What they cannot do is panic and change their draft plans. Given that there are reports that the team has been aware for some time that Lawrence's suspension was coming, they should have incorporated that in the ongoing process of assembling their draft board. If they are putting more weight on pass rushers, it had already happened, and so far, reports are they they see the same thing most analysts do: This is a fairly weak year for EDGE rushers. They still can add some more bodies in free agency, but given that the few strong pass rushers this year were mostly getting contracts that were much more than Dallas was prepared to pay, the term "bodies" is probably all too accurate. Perhaps they have more (quite possibly misplaced) faith in players like Benson Mayowa, David Irving, and Ryan Russell to carry the load than most of us. Still, those first four games are going to be harder to win with Gregory and Lawrence both sitting at home.

The other options in the draft are to improve the back end of the defense and the offense. And that, oddly, circles back to the two players that have been emerging lately as fan favorites in the first round, Jalen Ramsey and Ezekiel Elliott.

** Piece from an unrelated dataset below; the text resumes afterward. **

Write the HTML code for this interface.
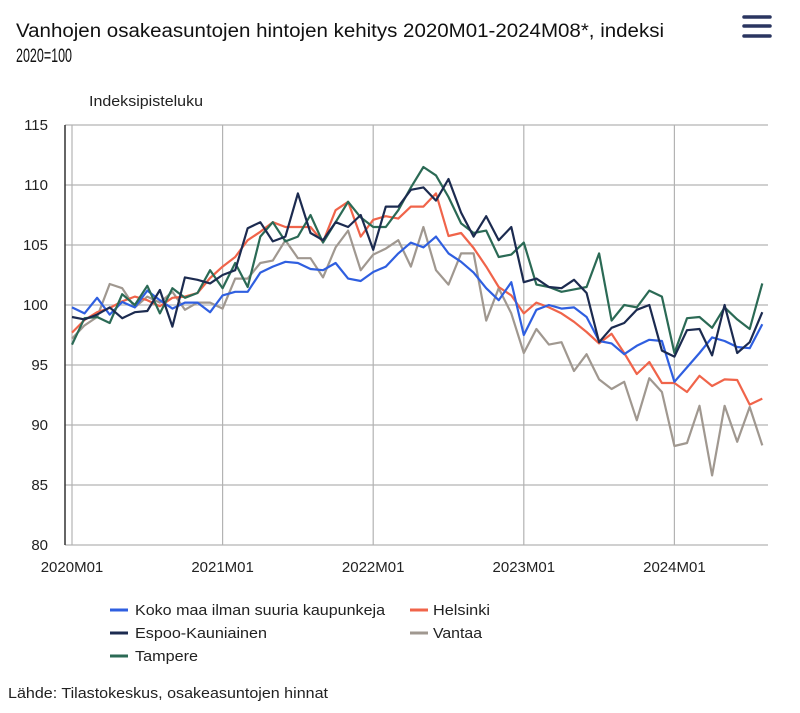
<!DOCTYPE html>
<html><head><meta charset="utf-8"><style>
html,body{margin:0;padding:0;background:#fff;}
svg{display:block;font-family:"Liberation Sans",sans-serif;}
</style></head><body>
<svg id="s" width="800" height="713" viewBox="0 0 800 713" xmlns="http://www.w3.org/2000/svg">
<text x="16" y="37" font-size="19" fill="#111" textLength="648" lengthAdjust="spacingAndGlyphs">Vanhojen osakeasuntojen hintojen kehitys 2020M01-2024M08*, indeksi</text>
<text x="16" y="62" font-size="19" fill="#111" textLength="56" lengthAdjust="spacingAndGlyphs">2020=100</text>
<g stroke="#2a3560" stroke-width="3.5" stroke-linecap="round"><line x1="744" y1="17" x2="770" y2="17"/><line x1="744" y1="26" x2="770" y2="26"/><line x1="744" y1="36" x2="770" y2="36"/></g>
<text x="89" y="106" font-size="15" fill="#222" textLength="114" lengthAdjust="spacingAndGlyphs">Indeksipisteluku</text>
<g id="grid" stroke="#b3b3b3" stroke-width="1.2"></g>
<g id="ylab" font-size="15" fill="#222" text-anchor="end"></g>
<g id="xlab" font-size="15" fill="#222" text-anchor="middle"></g>
<line x1="65" y1="125" x2="65" y2="545" stroke="#333" stroke-width="1.5"/>
<g id="lines" fill="none" stroke-width="2.2" stroke-linejoin="round"></g>
<g font-size="15" fill="#222">
<line x1="110" y1="610" x2="128" y2="610" stroke="#2f5fe0" stroke-width="3"/>
<text x="135" y="615" textLength="250" lengthAdjust="spacingAndGlyphs">Koko maa ilman suuria kaupunkeja</text>
<line x1="410" y1="610" x2="428" y2="610" stroke="#f0644a" stroke-width="3"/>
<text x="433" y="615" textLength="57" lengthAdjust="spacingAndGlyphs">Helsinki</text>
<line x1="110" y1="633" x2="128" y2="633" stroke="#1c2b50" stroke-width="3"/>
<text x="135" y="638" textLength="132" lengthAdjust="spacingAndGlyphs">Espoo-Kauniainen</text>
<line x1="410" y1="633" x2="428" y2="633" stroke="#a09890" stroke-width="3"/>
<text x="433" y="638" textLength="49" lengthAdjust="spacingAndGlyphs">Vantaa</text>
<line x1="110" y1="656" x2="128" y2="656" stroke="#2b6a55" stroke-width="3"/>
<text x="135" y="661" textLength="63" lengthAdjust="spacingAndGlyphs">Tampere</text>
<text x="8" y="698" textLength="320" lengthAdjust="spacingAndGlyphs">Lähde: Tilastokeskus, osakeasuntojen hinnat</text>
</g>
</svg>
<script>
var NS="http://www.w3.org/2000/svg";
function el(t,a,p,txt){var e=document.createElementNS(NS,t);for(var k in a)e.setAttribute(k,a[k]);if(txt)e.textContent=txt;document.getElementById(p).appendChild(e);}
function Y(v){return 125+(115-v)*12;}
function X(i){return 72+i*12.55;}
for(var v=80;v<=115;v+=5){el("line",{x1:65,x2:768,y1:Y(v),y2:Y(v)},"grid");el("text",{x:48,y:Y(v)+5},"ylab",""+v);}
var yrs=["2020M01","2021M01","2022M01","2023M01","2024M01"];
for(var j=0;j<5;j++){var x=X(j*12);el("line",{x1:x,x2:x,y1:125,y2:545},"grid");el("text",{x:x,y:572},"xlab",yrs[j]);}
var S=[
["#a09890",[97.2,98.3,99.0,101.75,101.4,99.8,100.7,100.2,101.1,99.6,100.2,100.2,99.7,102.2,102.2,103.5,103.7,105.4,103.9,103.9,102.3,104.8,106.2,102.9,104.2,104.7,105.4,103.2,106.5,102.9,101.7,104.3,104.3,98.7,101.4,99.3,96.0,98.0,96.7,96.9,94.5,95.9,93.8,93.0,93.6,90.4,93.9,92.75,88.25,88.5,91.6,85.8,91.6,88.6,91.5,88.3]],
["#f0644a",[97.7,98.75,99.4,99.75,100.3,100.7,100.4,99.9,100.6,100.7,101.0,102.25,103.2,104.0,105.4,106.1,106.9,106.5,106.5,106.5,105.25,107.9,108.6,105.7,107.1,107.4,107.2,108.2,108.2,109.3,105.75,106.0,104.75,103.2,101.5,100.8,99.3,100.2,99.8,99.3,98.6,97.75,96.8,97.6,96.0,94.25,95.25,93.5,93.5,92.75,94.1,93.25,93.8,93.75,91.7,92.2]],
["#2f5fe0",[99.8,99.3,100.6,99.2,100.25,99.8,101.2,100.4,99.7,100.2,100.2,99.4,100.8,101.1,101.1,102.7,103.2,103.6,103.5,103.0,102.9,103.5,102.2,102.0,102.75,103.2,104.3,105.2,104.8,105.7,104.3,103.6,102.7,101.4,100.4,101.9,97.5,99.6,100.0,99.7,99.8,99.0,97.0,96.8,95.9,96.6,97.1,97.0,93.6,94.8,96.0,97.3,97.0,96.5,96.4,98.4]],
["#2b6a55",[96.7,98.9,99.0,98.5,100.9,100.0,101.6,99.3,101.4,100.6,101.0,102.9,101.4,103.5,101.5,105.7,106.9,105.3,105.7,107.5,105.2,106.9,108.6,107.3,106.5,106.5,107.9,109.8,111.5,110.8,109.0,106.8,106.0,106.2,104.0,104.2,105.2,101.7,101.5,101.1,101.3,101.5,104.3,98.7,100.0,99.8,101.2,100.7,96.0,98.9,99.0,98.1,99.8,98.8,98.0,101.8]],
["#1c2b50",[99.0,98.8,99.2,99.8,98.9,99.4,99.5,101.25,98.2,102.3,102.1,101.8,102.5,102.9,106.4,106.9,105.3,105.7,109.3,106.0,105.4,106.9,106.5,107.5,104.6,108.2,108.2,109.6,109.8,108.7,110.5,107.7,105.7,107.4,105.4,106.5,101.9,102.2,101.5,101.4,102.1,101.0,96.9,98.1,98.5,99.6,100.0,96.2,95.7,97.9,98.0,95.8,100.0,96.0,96.9,99.4]]
];
S.forEach(function(s){var p=s[1].map(function(v,i){return X(i).toFixed(1)+","+Y(v).toFixed(1)}).join(" ");el("polyline",{points:p,stroke:s[0]},"lines");});
</script>
</body></html>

Josh Norman would also provide a way to upgrade the defensive back corps as a newly-minted free agent, but it is highly doubtful that the Cowboys would be willing to outbid the several teams still sitting on huge amounts of cap space that may go after him. As for Elliott, the recent reports that Marinelli was in favor of getting him in round one may indicate that the team was looking to reestablish the smash-mouth style of 2014 to take pressure off the defense. And if the trade up frenzy is not spent, the Cowboys might also trade back and stockpile picks in the middle of the draft, where the talent seems easier to find at the right cost in draft capital. They might even be able to do so and still get Elliott.

It is going to be a somewhat nerve-wracking time until we see how this plays out, and there is certainly a possibility that things could rapidly go south. But it is clear that some things need to change in the way the Cowboys acquire their payers. Whether it will remains to be seen.